__GOAL__: Quote precisely the run of lines opening with the line containing "Recreate this image" and closing with the line containing "const annotations = ['Propellermotor', 'Föhn'];", and nothing else.

◇ ◇ ◇

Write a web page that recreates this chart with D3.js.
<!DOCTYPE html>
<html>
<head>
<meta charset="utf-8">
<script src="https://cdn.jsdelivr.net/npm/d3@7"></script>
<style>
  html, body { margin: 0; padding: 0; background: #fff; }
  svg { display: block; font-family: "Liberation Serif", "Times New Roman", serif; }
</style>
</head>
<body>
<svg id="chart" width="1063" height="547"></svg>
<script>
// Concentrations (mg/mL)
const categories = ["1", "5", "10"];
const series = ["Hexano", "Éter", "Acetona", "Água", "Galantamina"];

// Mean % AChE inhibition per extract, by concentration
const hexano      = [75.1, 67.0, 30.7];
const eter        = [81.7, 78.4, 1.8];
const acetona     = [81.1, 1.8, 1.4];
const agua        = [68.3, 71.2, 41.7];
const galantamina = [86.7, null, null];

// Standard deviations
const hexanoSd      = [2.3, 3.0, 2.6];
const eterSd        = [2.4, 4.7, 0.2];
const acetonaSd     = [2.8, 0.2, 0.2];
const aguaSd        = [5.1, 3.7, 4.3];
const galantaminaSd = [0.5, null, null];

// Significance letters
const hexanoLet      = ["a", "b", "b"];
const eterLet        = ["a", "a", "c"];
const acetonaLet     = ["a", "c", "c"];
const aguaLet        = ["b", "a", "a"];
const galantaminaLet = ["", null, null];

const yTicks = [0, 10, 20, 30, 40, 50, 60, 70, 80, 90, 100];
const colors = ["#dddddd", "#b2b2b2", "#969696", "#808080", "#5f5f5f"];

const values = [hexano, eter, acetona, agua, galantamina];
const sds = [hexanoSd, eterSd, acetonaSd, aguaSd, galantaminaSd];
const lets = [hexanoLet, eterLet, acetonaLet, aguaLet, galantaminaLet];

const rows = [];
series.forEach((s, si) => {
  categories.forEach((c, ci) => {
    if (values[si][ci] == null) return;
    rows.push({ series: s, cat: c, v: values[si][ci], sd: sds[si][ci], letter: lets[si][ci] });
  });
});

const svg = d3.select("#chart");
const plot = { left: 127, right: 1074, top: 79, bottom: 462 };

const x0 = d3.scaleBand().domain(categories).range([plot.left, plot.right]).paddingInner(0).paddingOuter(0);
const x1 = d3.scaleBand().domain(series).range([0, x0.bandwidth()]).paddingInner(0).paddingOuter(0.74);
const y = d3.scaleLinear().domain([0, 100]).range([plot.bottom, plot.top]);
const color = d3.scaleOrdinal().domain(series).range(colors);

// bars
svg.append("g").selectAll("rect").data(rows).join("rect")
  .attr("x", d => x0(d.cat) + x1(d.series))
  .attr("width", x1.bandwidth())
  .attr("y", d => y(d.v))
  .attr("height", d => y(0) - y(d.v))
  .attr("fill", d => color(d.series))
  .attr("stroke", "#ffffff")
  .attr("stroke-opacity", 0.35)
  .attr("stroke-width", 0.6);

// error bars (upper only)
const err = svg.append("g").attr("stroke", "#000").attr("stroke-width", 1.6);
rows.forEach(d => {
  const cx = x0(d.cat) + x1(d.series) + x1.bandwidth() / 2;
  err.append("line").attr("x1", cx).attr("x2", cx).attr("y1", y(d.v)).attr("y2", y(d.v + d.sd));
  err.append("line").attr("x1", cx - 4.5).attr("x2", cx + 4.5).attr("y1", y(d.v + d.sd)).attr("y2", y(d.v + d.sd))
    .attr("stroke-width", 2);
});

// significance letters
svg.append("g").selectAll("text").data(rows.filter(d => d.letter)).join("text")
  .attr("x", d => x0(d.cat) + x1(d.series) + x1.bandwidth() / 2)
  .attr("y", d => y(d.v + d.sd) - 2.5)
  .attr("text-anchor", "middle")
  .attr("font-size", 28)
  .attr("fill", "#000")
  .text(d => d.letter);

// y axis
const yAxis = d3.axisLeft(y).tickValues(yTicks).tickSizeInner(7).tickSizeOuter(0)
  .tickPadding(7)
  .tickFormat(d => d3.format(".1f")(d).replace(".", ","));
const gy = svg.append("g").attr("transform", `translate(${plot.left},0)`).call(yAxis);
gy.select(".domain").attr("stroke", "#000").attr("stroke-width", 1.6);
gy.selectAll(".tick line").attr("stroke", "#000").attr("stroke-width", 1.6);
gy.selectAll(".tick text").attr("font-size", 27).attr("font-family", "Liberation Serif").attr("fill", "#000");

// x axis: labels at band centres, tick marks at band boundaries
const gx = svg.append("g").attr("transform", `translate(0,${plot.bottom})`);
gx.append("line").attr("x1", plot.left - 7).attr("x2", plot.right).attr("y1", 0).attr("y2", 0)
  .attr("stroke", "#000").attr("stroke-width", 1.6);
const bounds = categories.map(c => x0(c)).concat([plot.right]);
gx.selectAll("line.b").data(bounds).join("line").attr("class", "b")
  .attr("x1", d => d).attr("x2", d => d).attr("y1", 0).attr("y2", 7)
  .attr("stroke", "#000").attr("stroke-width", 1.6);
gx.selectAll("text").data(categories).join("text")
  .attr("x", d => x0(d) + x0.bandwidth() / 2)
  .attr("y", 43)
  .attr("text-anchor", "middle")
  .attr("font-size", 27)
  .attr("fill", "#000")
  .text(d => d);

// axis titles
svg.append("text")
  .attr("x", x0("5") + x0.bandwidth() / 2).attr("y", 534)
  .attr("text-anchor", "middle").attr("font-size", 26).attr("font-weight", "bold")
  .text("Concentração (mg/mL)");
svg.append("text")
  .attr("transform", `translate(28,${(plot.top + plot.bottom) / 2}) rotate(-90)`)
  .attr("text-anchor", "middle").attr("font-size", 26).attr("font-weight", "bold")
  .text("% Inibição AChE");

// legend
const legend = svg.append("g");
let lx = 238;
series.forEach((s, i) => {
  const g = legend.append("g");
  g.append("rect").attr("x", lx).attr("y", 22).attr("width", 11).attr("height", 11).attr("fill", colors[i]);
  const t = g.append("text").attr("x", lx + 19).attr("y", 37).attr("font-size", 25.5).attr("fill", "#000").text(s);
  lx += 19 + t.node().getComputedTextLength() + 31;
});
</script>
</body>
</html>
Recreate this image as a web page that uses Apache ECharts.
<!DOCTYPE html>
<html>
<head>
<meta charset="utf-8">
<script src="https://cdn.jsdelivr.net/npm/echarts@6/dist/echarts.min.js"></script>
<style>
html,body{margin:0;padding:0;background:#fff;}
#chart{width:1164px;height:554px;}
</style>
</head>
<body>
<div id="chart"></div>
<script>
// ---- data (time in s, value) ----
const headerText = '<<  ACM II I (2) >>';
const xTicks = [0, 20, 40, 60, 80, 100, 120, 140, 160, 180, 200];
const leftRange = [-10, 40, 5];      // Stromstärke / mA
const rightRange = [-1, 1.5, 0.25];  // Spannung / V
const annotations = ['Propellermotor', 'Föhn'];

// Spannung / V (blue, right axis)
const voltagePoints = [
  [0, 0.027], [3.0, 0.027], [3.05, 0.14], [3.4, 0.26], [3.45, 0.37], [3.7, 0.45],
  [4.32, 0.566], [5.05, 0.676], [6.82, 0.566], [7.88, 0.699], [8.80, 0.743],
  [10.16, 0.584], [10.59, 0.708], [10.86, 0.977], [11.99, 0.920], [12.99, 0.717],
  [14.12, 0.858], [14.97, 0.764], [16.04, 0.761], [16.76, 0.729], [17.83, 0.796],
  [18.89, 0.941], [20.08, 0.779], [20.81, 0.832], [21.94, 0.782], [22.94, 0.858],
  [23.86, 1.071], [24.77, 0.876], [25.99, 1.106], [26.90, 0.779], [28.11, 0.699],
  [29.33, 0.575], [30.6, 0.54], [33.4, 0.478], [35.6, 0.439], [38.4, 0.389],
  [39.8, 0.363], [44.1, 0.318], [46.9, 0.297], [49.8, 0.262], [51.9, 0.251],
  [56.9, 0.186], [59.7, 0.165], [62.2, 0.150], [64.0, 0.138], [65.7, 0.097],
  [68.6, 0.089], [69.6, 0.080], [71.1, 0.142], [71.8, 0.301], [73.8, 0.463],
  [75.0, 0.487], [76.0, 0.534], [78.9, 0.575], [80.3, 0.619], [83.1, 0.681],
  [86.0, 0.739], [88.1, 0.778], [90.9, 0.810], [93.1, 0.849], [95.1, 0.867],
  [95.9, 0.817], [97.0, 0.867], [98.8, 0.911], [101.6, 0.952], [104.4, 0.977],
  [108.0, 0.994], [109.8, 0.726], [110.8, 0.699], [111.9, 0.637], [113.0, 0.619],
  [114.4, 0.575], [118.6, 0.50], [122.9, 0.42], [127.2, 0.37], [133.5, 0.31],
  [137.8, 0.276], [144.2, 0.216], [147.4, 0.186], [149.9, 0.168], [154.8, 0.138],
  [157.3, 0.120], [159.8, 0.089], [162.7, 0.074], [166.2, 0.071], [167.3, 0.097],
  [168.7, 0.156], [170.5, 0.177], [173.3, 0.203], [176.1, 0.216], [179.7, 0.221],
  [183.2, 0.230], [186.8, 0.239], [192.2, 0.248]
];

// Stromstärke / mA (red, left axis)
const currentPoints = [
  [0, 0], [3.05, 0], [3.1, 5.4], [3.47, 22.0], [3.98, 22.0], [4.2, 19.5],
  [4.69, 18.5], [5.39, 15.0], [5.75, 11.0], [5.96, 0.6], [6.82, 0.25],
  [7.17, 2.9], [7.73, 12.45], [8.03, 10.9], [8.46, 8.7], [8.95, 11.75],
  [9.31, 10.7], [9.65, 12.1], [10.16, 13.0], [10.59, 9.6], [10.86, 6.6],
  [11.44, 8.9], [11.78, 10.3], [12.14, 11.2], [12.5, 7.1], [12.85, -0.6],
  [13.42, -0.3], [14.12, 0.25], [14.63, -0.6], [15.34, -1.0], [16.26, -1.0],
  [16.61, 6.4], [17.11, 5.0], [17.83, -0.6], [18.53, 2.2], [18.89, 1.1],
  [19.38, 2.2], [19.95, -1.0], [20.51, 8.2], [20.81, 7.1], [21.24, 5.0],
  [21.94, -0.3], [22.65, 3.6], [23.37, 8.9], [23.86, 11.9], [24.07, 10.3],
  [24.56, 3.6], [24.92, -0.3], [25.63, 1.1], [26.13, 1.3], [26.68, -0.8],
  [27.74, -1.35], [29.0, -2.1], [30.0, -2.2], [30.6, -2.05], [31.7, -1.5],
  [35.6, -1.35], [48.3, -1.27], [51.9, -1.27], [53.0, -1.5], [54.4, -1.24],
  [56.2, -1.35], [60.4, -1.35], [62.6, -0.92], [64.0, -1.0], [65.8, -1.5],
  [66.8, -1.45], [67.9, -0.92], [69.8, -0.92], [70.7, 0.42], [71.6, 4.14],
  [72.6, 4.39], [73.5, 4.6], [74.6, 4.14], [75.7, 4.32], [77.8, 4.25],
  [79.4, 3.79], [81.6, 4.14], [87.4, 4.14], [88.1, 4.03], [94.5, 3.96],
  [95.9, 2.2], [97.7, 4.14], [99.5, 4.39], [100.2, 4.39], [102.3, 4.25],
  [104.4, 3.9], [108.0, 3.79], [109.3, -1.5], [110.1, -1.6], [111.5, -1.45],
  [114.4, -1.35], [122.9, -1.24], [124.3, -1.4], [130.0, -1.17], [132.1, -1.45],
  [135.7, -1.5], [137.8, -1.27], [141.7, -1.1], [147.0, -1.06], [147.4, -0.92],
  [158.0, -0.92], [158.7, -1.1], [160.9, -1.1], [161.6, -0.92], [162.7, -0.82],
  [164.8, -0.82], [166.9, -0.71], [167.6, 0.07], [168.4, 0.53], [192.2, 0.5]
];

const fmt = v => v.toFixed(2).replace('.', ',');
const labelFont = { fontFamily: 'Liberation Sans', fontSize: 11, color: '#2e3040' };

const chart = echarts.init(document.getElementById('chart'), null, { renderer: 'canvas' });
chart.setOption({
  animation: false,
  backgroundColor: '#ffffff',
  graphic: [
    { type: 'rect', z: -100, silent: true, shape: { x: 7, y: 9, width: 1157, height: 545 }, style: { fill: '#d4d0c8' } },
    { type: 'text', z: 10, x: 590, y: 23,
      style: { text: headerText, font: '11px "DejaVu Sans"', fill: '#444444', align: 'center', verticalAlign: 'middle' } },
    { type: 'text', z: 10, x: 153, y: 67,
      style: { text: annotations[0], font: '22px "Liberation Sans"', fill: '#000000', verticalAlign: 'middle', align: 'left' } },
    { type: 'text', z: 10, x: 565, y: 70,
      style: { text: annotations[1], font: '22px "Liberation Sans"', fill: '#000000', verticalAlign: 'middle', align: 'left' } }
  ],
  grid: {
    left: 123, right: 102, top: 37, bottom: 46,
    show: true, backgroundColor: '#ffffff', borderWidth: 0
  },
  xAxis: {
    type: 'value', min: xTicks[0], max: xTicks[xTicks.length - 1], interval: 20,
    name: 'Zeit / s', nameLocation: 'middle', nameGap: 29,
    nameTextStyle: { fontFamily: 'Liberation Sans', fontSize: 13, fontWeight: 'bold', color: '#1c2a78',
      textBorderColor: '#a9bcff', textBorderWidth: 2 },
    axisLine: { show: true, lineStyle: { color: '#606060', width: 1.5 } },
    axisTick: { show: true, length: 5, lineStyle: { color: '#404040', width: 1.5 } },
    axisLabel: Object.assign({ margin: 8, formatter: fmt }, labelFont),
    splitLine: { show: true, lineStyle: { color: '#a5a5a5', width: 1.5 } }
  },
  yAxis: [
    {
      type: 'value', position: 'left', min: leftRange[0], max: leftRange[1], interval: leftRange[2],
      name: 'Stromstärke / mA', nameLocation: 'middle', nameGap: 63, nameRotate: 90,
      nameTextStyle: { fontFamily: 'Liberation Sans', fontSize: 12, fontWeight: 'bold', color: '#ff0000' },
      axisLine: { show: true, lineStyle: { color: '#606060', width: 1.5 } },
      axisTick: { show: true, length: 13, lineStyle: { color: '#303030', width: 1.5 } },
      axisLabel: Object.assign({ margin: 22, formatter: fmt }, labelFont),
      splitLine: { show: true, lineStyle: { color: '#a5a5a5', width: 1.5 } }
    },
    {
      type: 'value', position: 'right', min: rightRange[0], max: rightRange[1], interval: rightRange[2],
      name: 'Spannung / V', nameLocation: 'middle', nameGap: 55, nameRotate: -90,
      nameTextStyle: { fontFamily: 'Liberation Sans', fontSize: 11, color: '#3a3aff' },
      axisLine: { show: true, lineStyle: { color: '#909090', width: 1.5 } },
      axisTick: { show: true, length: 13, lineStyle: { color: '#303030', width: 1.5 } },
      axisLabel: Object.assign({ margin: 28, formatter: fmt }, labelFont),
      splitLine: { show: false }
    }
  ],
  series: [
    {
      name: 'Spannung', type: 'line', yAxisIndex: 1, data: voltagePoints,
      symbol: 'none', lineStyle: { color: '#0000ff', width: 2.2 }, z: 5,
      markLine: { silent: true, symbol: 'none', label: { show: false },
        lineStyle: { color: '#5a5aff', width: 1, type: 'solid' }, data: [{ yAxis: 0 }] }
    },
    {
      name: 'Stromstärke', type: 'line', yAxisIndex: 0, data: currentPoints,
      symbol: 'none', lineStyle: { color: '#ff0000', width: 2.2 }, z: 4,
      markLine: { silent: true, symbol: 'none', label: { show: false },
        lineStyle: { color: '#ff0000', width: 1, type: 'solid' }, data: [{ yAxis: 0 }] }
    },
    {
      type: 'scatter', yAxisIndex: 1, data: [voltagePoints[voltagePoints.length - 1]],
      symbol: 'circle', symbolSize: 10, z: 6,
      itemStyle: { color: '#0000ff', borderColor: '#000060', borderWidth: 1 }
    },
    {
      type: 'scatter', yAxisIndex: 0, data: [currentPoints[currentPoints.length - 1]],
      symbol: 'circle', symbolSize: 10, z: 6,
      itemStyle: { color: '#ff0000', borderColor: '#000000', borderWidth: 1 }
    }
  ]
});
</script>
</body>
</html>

◇ ◇ ◇

__SOLUTION FOR THIS TASK__:
Recreate this image as a web page that uses Apache ECharts.
<!DOCTYPE html>
<html>
<head>
<meta charset="utf-8">
<script src="https://cdn.jsdelivr.net/npm/echarts@6/dist/echarts.min.js"></script>
<style>
html,body{margin:0;padding:0;background:#fff;}
#chart{width:1164px;height:554px;}
</style>
</head>
<body>
<div id="chart"></div>
<script>
// ---- data (time in s, value) ----
const headerText = '<<  ACM II I (2) >>';
const xTicks = [0, 20, 40, 60, 80, 100, 120, 140, 160, 180, 200];
const leftRange = [-10, 40, 5];      // Stromstärke / mA
const rightRange = [-1, 1.5, 0.25];  // Spannung / V
const annotations = ['Propellermotor', 'Föhn'];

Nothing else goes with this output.